▸ Dataset section
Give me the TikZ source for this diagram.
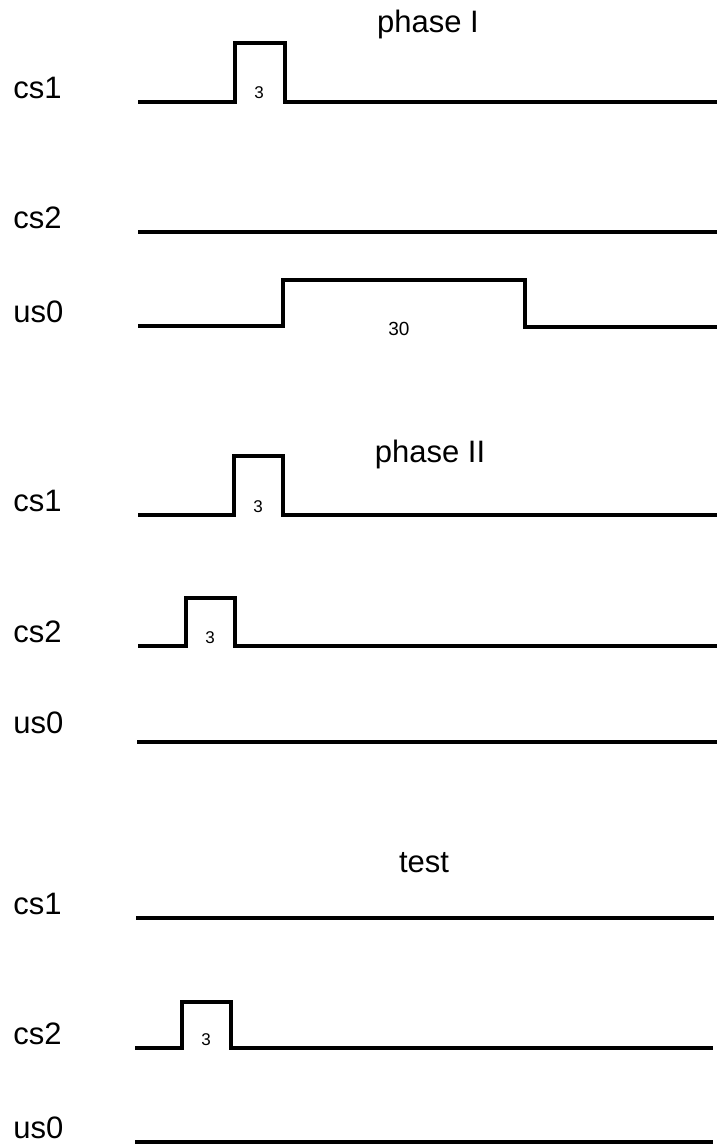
\documentclass[tikz,border=0pt]{standalone}
\usepackage{fontspec}
\setmainfont{Liberation Sans}
\begin{document}
\begin{tikzpicture}[x=0.5pt,y=-0.5pt,
  wave/.style={line width=1.9pt,line join=miter,line cap=butt},
  siglabel/.style={anchor=base west,inner sep=0pt,font=\fontsize{15.5}{18}\selectfont},
  titlelabel/.style={anchor=base,inner sep=0pt,font=\fontsize{15.5}{18}\selectfont},
  durlabel/.style={anchor=base,inner sep=0pt,font=\fontsize{8.5}{10}\selectfont}]
\useasboundingbox (0,0) rectangle (721,1147);
% ---------- phase I ----------
\node[titlelabel] (t1) at (428,32) {phase I};
\node[siglabel] (a1) at (13,98) {cs1};
\draw[wave] (138,102) -- (235,102) -- (235,43) -- (285,43) -- (285,102) -- (717,102);
\node[durlabel] (d1) at (259,98) {3};
\node[siglabel] (a2) at (13,228) {cs2};
\draw[wave] (138,232) -- (717,232);
\node[siglabel] (a3) at (13,322) {us0};
\draw[wave] (138,326) -- (283,326) -- (283,280) -- (525,280) -- (525,327) -- (717,327);
\node[durlabel,font=\fontsize{9.5}{11}\selectfont] (d2) at (399,335) {30};
% ---------- phase II ----------
\node[titlelabel] (t2) at (430,462) {phase II};
\node[siglabel] (b1) at (13,511) {cs1};
\draw[wave] (138,515) -- (234,515) -- (234,456) -- (283,456) -- (283,515) -- (717,515);
\node[durlabel] (d3) at (258,512) {3};
\node[siglabel] (b2) at (13,642) {cs2};
\draw[wave] (138,646) -- (186,646) -- (186,598) -- (235,598) -- (235,646) -- (717,646);
\node[durlabel] (d4) at (210,643) {3};
\node[siglabel] (b3) at (13,733) {us0};
\draw[wave] (137,742) -- (717,742);
% ---------- test ----------
\node[titlelabel] (t3) at (424,872) {test};
\node[siglabel] (c1) at (13,914) {cs1};
\draw[wave] (136,918) -- (714,918);
\node[siglabel] (c2) at (13,1044) {cs2};
\draw[wave] (135,1048) -- (182,1048) -- (182,1002) -- (231,1002) -- (231,1048) -- (713,1048);
\node[durlabel] (d5) at (206,1045) {3};
\node[siglabel] (c3) at (13,1138) {us0};
\draw[wave] (135,1142) -- (713,1142);
\end{tikzpicture}
\end{document}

▸ Request
Transcribe the whole listing exactly. Pictures are excluded.

▸ Task result
Give me the TikZ source for this diagram.
\documentclass[tikz,border=0pt]{standalone}
\usepackage{fontspec}
\setmainfont{Liberation Sans}
\begin{document}
\begin{tikzpicture}[x=0.5pt,y=-0.5pt,
  wave/.style={line width=1.9pt,line join=miter,line cap=butt},
  siglabel/.style={anchor=base west,inner sep=0pt,font=\fontsize{15.5}{18}\selectfont},
  titlelabel/.style={anchor=base,inner sep=0pt,font=\fontsize{15.5}{18}\selectfont},
  durlabel/.style={anchor=base,inner sep=0pt,font=\fontsize{8.5}{10}\selectfont}]
\useasboundingbox (0,0) rectangle (721,1147);
% ---------- phase I ----------
\node[titlelabel] (t1) at (428,32) {phase I};
\node[siglabel] (a1) at (13,98) {cs1};
\draw[wave] (138,102) -- (235,102) -- (235,43) -- (285,43) -- (285,102) -- (717,102);
\node[durlabel] (d1) at (259,98) {3};
\node[siglabel] (a2) at (13,228) {cs2};
\draw[wave] (138,232) -- (717,232);
\node[siglabel] (a3) at (13,322) {us0};
\draw[wave] (138,326) -- (283,326) -- (283,280) -- (525,280) -- (525,327) -- (717,327);
\node[durlabel,font=\fontsize{9.5}{11}\selectfont] (d2) at (399,335) {30};
% ---------- phase II ----------
\node[titlelabel] (t2) at (430,462) {phase II};
\node[siglabel] (b1) at (13,511) {cs1};
\draw[wave] (138,515) -- (234,515) -- (234,456) -- (283,456) -- (283,515) -- (717,515);
\node[durlabel] (d3) at (258,512) {3};
\node[siglabel] (b2) at (13,642) {cs2};
\draw[wave] (138,646) -- (186,646) -- (186,598) -- (235,598) -- (235,646) -- (717,646);
\node[durlabel] (d4) at (210,643) {3};
\node[siglabel] (b3) at (13,733) {us0};
\draw[wave] (137,742) -- (717,742);
% ---------- test ----------
\node[titlelabel] (t3) at (424,872) {test};
\node[siglabel] (c1) at (13,914) {cs1};
\draw[wave] (136,918) -- (714,918);
\node[siglabel] (c2) at (13,1044) {cs2};
\draw[wave] (135,1048) -- (182,1048) -- (182,1002) -- (231,1002) -- (231,1048) -- (713,1048);
\node[durlabel] (d5) at (206,1045) {3};
\node[siglabel] (c3) at (13,1138) {us0};
\draw[wave] (135,1142) -- (713,1142);
\end{tikzpicture}
\end{document}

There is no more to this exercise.